For the purposes of this opinion, we will assume that the term "nonreimbursed public office related expense" is as defined by WAC 390‑24‑032, but we do emphasize two points not specifically covered in the rule.
First, the statute itself refers to "nonreimbursed" expenses. To fall within this definition, an expense must be one which, though related to the activities of a public office, has not actually been reimbursed out of public funds. Nonreimbursement could occur either where (1) reimbursement from public funds is not available because of legal restrictions or the absence of funds appropriated for that purpose, or (2) reimbursement from public funds is legally available, but the officer has voluntarily declined to file a claim for reimbursement from the public treasury.[5]
Second, the regulatory definition necessarily implies an expenditure actually incurred in relation to a public office, and would exclude situations in which no out-of-pocket expenses have actually occurred.
ANALYSIS
With the foregoing background in mind, we turn to your specific questions:
Question 1:
Under Initiative Measure 134 (Laws of 1993, ch. 2), may campaign contributions be used by a candidate or public officer for nonreimbursed public office related expenses?

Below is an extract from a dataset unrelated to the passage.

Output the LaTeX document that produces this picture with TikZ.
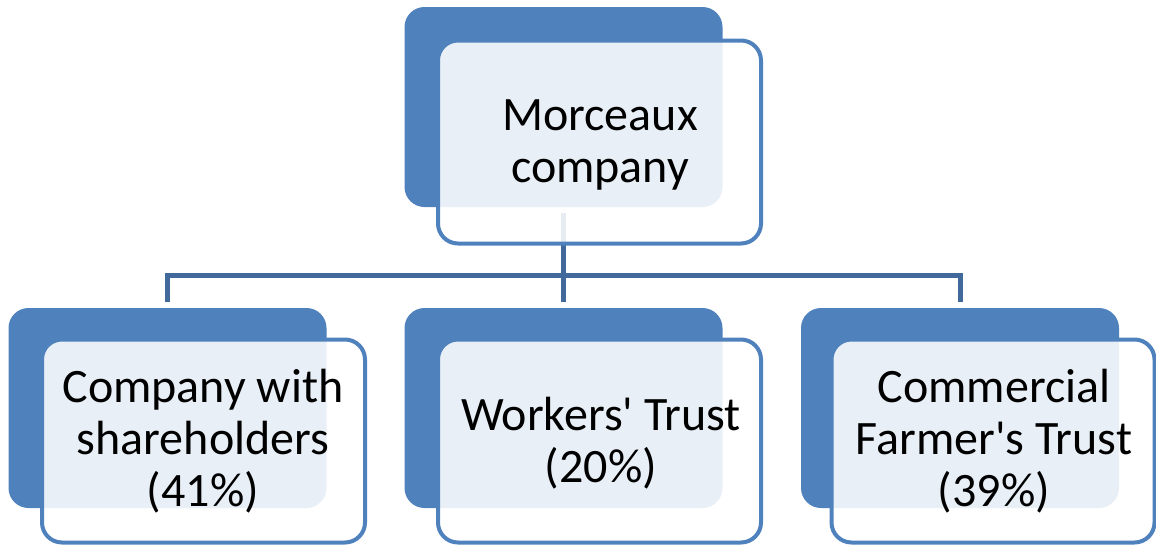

As noted in your letter, Initiative 134 (section 21) amends RCW 42.17.125 (which relates to candidate personal fund loans and other personal uses of campaign funds). This statute, even before Initiative 134, placed restrictions on the extent to which candidates for public office could make "personal use" of campaign contributions. The statute (even before the passage of the initiative) limited these "personal uses" to the following: (1) reimbursement to the candidate for loans to cover lost earnings, (2) reimbursement for direct out-of-pocket election campaign and post-election campaign related expenses made by the candidate, or (3) repayment of loans made by the individual to political committees. RCW 42.17.12 (pre-1992 version). Initiative 134 leaves this section unchanged, other than to set a $3,000 limitation on the total reimbursement to a candidate of loans made by the candidate to the candidate's own authorized committee or campaign. Initiative 134, section 21.
The first question asks whether campaign contributions may be used for nonreimbursed public office related expenses. With respect to RCW 42.17.125, the question becomes whether these "nonreimbursed public office related expenses" are a "personal" use of campaign contributions. We conclude that even though many of these expenses are not "personal" in the sense that they provide a personal benefit to the officeholder, they are "personal uses" for purposes of RCW 42.17.125. Our conclusion is based upon the opening language of the section, which reads as follows:
Contributions received and reported in accordance with RCW 42.17.060 through 42.17.090 may only betransferred to the personal account of a candidate, or a treasurer or other individual or expended for such individual's personal use under the following circumstances[.]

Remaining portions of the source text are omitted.